Response of Fiscal Policy to Foreign Aid: Estimation of Impulse Response Functions by Local Projections

Baqir Fateh, University of Arkansas, Fayetteville

Abstract

Does foreign foreign aid make the recipient governments spendthrift or fiscally prudent or neither? In other words, does aid resources discourage domestic revenue mobilization and stimulate government recurrent expenditure rather than funneling the resources in to long-term development projects? Empirical studies on fiscal response behavior of aid receiving governments have not offered a categorical answer yet. Results of previous studies mainly fall into the three categories - "yes", "no" and "neither". By revisiting this topic, the main contribution of current study could be the application of a newly developed time series technique - estimation of Impulse Response Functions by Local Projections - for the first time in the aid effectiveness literature.
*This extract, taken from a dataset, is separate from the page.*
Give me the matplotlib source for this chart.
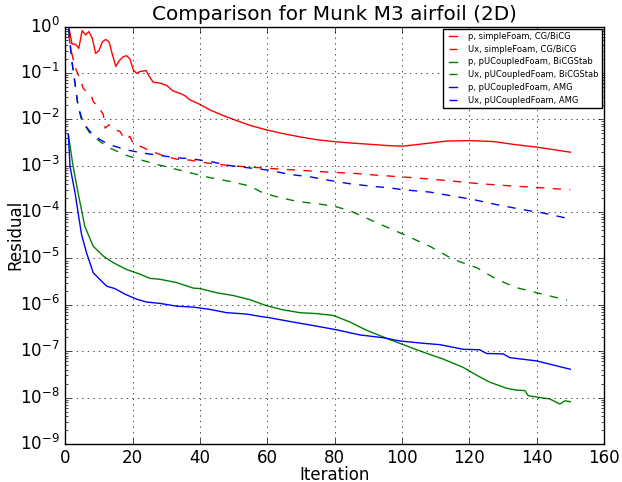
"""Residual history comparison for the Munk M3 airfoil (2D) case."""

import matplotlib

matplotlib.use("Agg")
import matplotlib.pyplot as plt
import numpy as np

# --- data (iteration, log10 residual) ---------------------------------- #
p_simple_it = [1, 2, 3, 4, 5, 6, 7, 8, 9, 10, 11, 12, 13, 14, 15, 16, 17.2,
               18.2, 19.2, 20.2, 21.2, 22.2, 24, 25, 26.1, 28.1, 30.1, 32,
               34, 35.5, 37, 40, 43, 46.9, 50.9, 54.8, 59.8, 64.7, 69.7,
               74.6, 79.6, 84.5, 90.5, 96.4, 100.4, 106.3, 113.2, 120.2,
               127.1, 134, 140, 150]
p_simple_log = [0.0, -0.38, -0.38, -0.47, -0.09, -0.18, -0.11, -0.25, -0.58,
                -0.52, -0.33, -0.28, -0.33, -0.61, -0.86, -0.74, -0.65, -0.63,
                -0.70, -0.94, -1.01, -0.97, -0.95, -1.08, -1.20, -1.22, -1.27,
                -1.39, -1.44, -1.49, -1.58, -1.68, -1.80, -1.92, -2.03, -2.13,
                -2.23, -2.31, -2.38, -2.44, -2.48, -2.51, -2.54, -2.57, -2.58,
                -2.53, -2.47, -2.46, -2.48, -2.55, -2.60, -2.71]

ux_simple_it = [1, 2, 3, 4.3, 5.3, 6.5, 7.8, 8.3, 10, 11.3, 11.8, 13, 14.7,
                16.2, 17.7, 19.2, 20.2, 22.2, 24.6, 28.1, 33, 37, 40, 43,
                48.9, 54.8, 60.7, 69.7, 78.6, 86.5, 93.4, 103.3, 113.2, 123.1,
                133, 140, 150]
ux_simple_log = [-0.2, -0.6, -0.9, -1.11, -1.33, -1.42, -1.51, -1.62, -1.75,
                 -1.90, -2.19, -2.12, -2.23, -2.26, -2.43, -2.37, -2.53, -2.58,
                 -2.66, -2.76, -2.86, -2.88, -2.92, -2.95, -3.00, -3.03, -3.06,
                 -3.10, -3.14, -3.17, -3.21, -3.26, -3.32, -3.39, -3.44, -3.47,
                 -3.52]

p_bicg_it = [0.9, 2.3, 3.8, 5.8, 8.3, 11.3, 14.2, 18.2, 22.2, 25.1, 28.1, 33,
             38, 40, 44.9, 49.9, 54.8, 59.8, 64.7, 69.7, 74.6, 79.6, 84.5,
             89.5, 96.4, 100.4, 106.3, 112.2, 118.2, 122.2, 126.1, 131.1,
             134, 136.5, 137.5, 141, 143.9, 146.9, 148.4, 150]
p_bicg_log = [-2.33, -3.01, -3.59, -4.31, -4.74, -4.95, -5.09, -5.24, -5.34,
              -5.43, -5.45, -5.52, -5.64, -5.65, -5.74, -5.80, -5.89, -6.02,
              -6.11, -6.17, -6.19, -6.23, -6.37, -6.55, -6.75, -6.86, -7.02,
              -7.17, -7.35, -7.52, -7.67, -7.80, -7.84, -7.85, -7.96, -8.00,
              -8.03, -8.14, -8.07, -8.09]

ux_bicg_it = [1, 1.9, 2.6, 3.8, 4.8, 7.3, 10.3, 13.2, 18.2, 23.1, 28.1, 33,
              38, 43, 48.9, 54.8, 58.8, 62.8, 68.7, 74.6, 79.6, 84.5, 92.5,
              100.4, 108.3, 115.2, 122.2, 128.1, 134, 140, 149]
ux_bicg_log = [-0.05, -0.72, -1.08, -1.72, -2.01, -2.30, -2.48, -2.62,
               -2.78, -2.89, -2.99, -3.08, -3.17, -3.26, -3.34, -3.44, -3.59,
               -3.67, -3.77, -3.82, -3.87, -3.97, -4.23, -4.48, -4.74, -5.02,
               -5.20, -5.45, -5.63, -5.74, -5.90]

p_amg_it = [0.9, 1.4, 2.9, 4.8, 6.3, 8.3, 9.8, 12.3, 14.7, 17.7, 21.2, 24.1,
            28.1, 33.1, 38, 43, 47.9, 53.9, 57.8, 60.7, 66.7, 74.6, 80.6,
            87.5, 94.4, 99.4, 106.3, 111.3, 118.2, 123.1, 125.1, 130.1, 132,
            140, 150]
p_amg_log = [-2.33, -3.02, -3.59, -4.48, -4.88, -5.31, -5.42, -5.60, -5.65,
             -5.77, -5.88, -5.94, -5.97, -6.03, -6.05, -6.10, -6.17, -6.20,
             -6.25, -6.28, -6.36, -6.46, -6.54, -6.65, -6.71, -6.78, -6.83,
             -6.86, -6.96, -6.97, -7.05, -7.06, -7.14, -7.21, -7.39]

ux_amg_it = [1, 1.9, 2.6, 3.8, 5.3, 7.3, 10.3, 13.2, 18.2, 23.1, 28.1, 33,
             37, 43, 48.9, 54.8, 60.7, 66.7, 72.6, 78.6, 84.5, 90.5, 96.4,
             100.4, 108.3, 116.2, 121.1, 128.1, 136, 141.9, 150]
ux_amg_log = [-0.05, -0.72, -1.08, -1.72, -2.08, -2.26, -2.44, -2.55, -2.66,
              -2.73, -2.78, -2.83, -2.85, -2.91, -3.00, -3.05, -3.10, -3.19,
              -3.24, -3.32, -3.39, -3.44, -3.48, -3.52, -3.57, -3.67, -3.73,
              -3.84, -3.95, -4.02, -4.15]

labels = ["p, simpleFoam, CG/BiCG", "Ux, simpleFoam, CG/BiCG",
          "p, pUCoupledFoam, BiCGStab", "Ux, pUCoupledFoam, BiCGStab",
          "p, pUCoupledFoam, AMG", "Ux, pUCoupledFoam, AMG"]

plt.style.use("classic")

fig = plt.figure(figsize=(6.22, 4.82), dpi=100, facecolor="white")
ax = fig.add_axes([0.105, 0.079, 0.866, 0.866])

series = [
    (p_simple_it, p_simple_log, "r", "-"),
    (ux_simple_it, ux_simple_log, "r", "--"),
    (p_bicg_it, p_bicg_log, "g", "-"),
    (ux_bicg_it, ux_bicg_log, "g", "--"),
    (p_amg_it, p_amg_log, "b", "-"),
    (ux_amg_it, ux_amg_log, "b", "--"),
]
for (it, lg, col, ls), lab in zip(series, labels):
    ax.semilogy(it, 10.0 ** np.array(lg), color=col, linestyle=ls, label=lab)

ax.set_xlim(0, 160)
ax.set_ylim(1e-9, 1)
ax.grid(True)
ax.set_title("Comparison for Munk M3 airfoil (2D)")
ax.set_xlabel("Iteration", labelpad=-1)
ax.set_ylabel("Residual", labelpad=-3)
ax.legend(loc="upper right", fontsize=6, handlelength=1.55,
          handletextpad=1.0, labelspacing=0.45, borderaxespad=0.25)

fig.savefig("out.png", dpi=100, facecolor="white")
The findings presented in the form of impulse responses of fiscal policy variables to shocks to foreign aid, suggest that foreign aid depresses tax efforts, while has no significant impact on government recurrent expenditure. These results are stable to variations across the sampling composition, altering time period and data from alternate sources. Moreover, there is an indication of significant and positive association between foreign aid and public investment in the small sample of countries, however the responses do not remain significant in the larger sample with shorter time span.